Thiago Zaninotti – O Pix por aproximação representa uma evolução significativa na experiência de pagamento no varejo físico. Enquanto no ambiente digital a diferença entre usar Pix ou cartão já era pequena, no mundo físico ainda existia uma fricção: era necessário copiar e colar códigos, acessar o aplicativo bancário e autorizar a transação. Com o Pix por aproximação, eliminamos essa barreira. O processo se torna tão simples quanto usar um cartão – basta cadastrar a sua conta bancária com Pix, dar o consentimento na carteira digital e aproximar o celular. Esta redução de fricção deve impulsionar ainda mais a adoção do Pix em estabelecimentos físicos, beneficiando tanto consumidores quanto lojistas.
Um novo passo na democratização do crédito no varejo
Novo Varejo – Para além da comodidade e redução de fricção, a velocidade e amplitude do acesso ao crédito é algo fundamental quando falamos da relação entre o universo de pagamentos e o setor varejista. Como o Brasil está evoluindo nesse sentido?
Edgard de Castro – Bastante. Hoje, se você tem uma integração via Open Banking ou Open Finance — que é mais completo — o cliente autoriza a transferência de dados bancários para um motor de crédito. Esse motor busca a melhor oferta e já apresenta para o consumidor. Por exemplo, estou numa loja de materiais de construção. A conta deu R$ 50 mil e eu quero parcelar. Então, meu banco manda a aplicação para confirmar uma integração via Open Finance. A partir daí, os dados são enviados e o motor de crédito busca a melhor opção. A partir daí, aparece na tela algo como “A Crefisa oferece em 10 parcelas tal valor”. Então, eu confirmo pelo app do banco e fecho a compra. Esse mecanismo democratizou muito o crédito ali mesmo no PDV.
Novo Varejo – O interessante é que essas integrações também ajudam a reduzir o risco de inadimplência para o varejista, não é?
Edgard de Castro – Exatamente. Na realidade, quem passa a lidar com o problema da inadimplência é o agente financeiro. E esse agente financeiro, óbvio, abre disciplina em várias análises. Ele vai fazer uma análise de crédito, uma série de verificações para rapidamente falar “posso dar ou não esse crédito”. Quem está comprando o risco — e, claro, os lucros disso — é a instituição financeira. É o exemplo da loja de materiais de construção. Se eu tivesse ido lá com uma conta de 50 mil e ele não pudesse parcelar para mim, eu ia embora. Agora, se alguém parcelou para ele, uma instituição financeira parcelou, ele fechou a venda. Mesmo pagando alguns percentuais, compensa.
Novo Varejo – Um dos movimentos que têm surgido no país é o avanço do Pix Parcelado oferecido por fintechs. Você acredita que, somados ao Open Finance, os motores de análise de crédito dessas empresas podem ajudar a democratizar o acesso ao parcelamento no país?

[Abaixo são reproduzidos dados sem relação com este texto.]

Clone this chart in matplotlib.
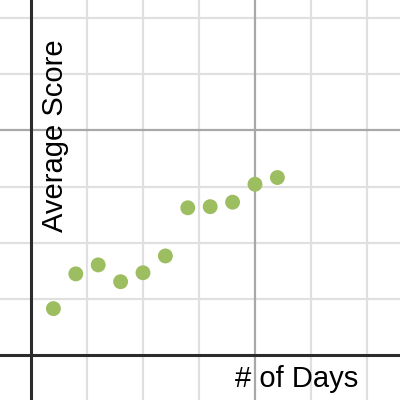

Thiago Zaninotti – Sem dúvida. O Pix Parcelado democratiza o acesso ao crédito e representa uma revolução nesse sentido. O grande diferencial da Celcoin está na infraestrutura que permite que nossos clientes utilizem essa solução dentro do próprio ecossistema. Diferentemente dos incumbentes, não apenas fornecemos o crédito, mas também viabilizamos sua utilização direta em um ambiente onde os participantes – parceiros, clientes e fornecedores – já são conhecidos. Isso aumenta a assertividade na concessão, pois a análise considera um contexto transacional mais rico e confiável, reduzindo riscos e ampliando o acesso ao parcelamento para públicos que, pelos critérios convencionais, teriam dificuldades em obter crédito.
Novo Varejo – Essas soluções já estão disponíveis para os varejistas de todos os portes? Como você vê o atual cenário das taxas de transação envolvidas neste cenário?
Thiago Zaninotti – As soluções de Pix Parcelado já estão chegando ao mercado para varejistas de diferentes portes, mas ainda estamos no início desta jornada. Observamos uma adoção inicial por médios e grandes lojistas, com expansão gradual para os pequenos negócios conforme a tecnologia amadurece. As taxas de transação tendem a ser significativamente menores que as praticadas no cartão de crédito tradicional. O diferencial está na estrutura de custos: como o Pix tem uma infraestrutura mais eficiente e gerida pelo Banco Central, os custos operacionais são reduzidos, permitindo taxas mais competitivas.
Novo Varejo – Como garantir que este novo mecanismo seja seguro tanto para os consumidores quanto para os varejistas?
Thiago Zaninotti – A segurança do Pix por aproximação depende de múltiplas camadas de proteção. Para os consumidores, recomendamos ativar todas as configurações de segurança disponíveis nas carteiras digitais, incluindo PIN e biometria para autorizar transações. É fundamental também configurar limites diários e por transação. Para os varejistas, os sistemas de pagamento devem implementar verificações adicionais em transações de maior valor. O Banco Central vem aprimorando constantemente os mecanismos de segurança, como o Mecanismo Especial de Devolução, que facilita o estorno em casos suspeitos. A combinação de tecnologia segura com práticas conscientes de uso minimiza significativamente os riscos tanto para consumidores quanto para estabelecimentos.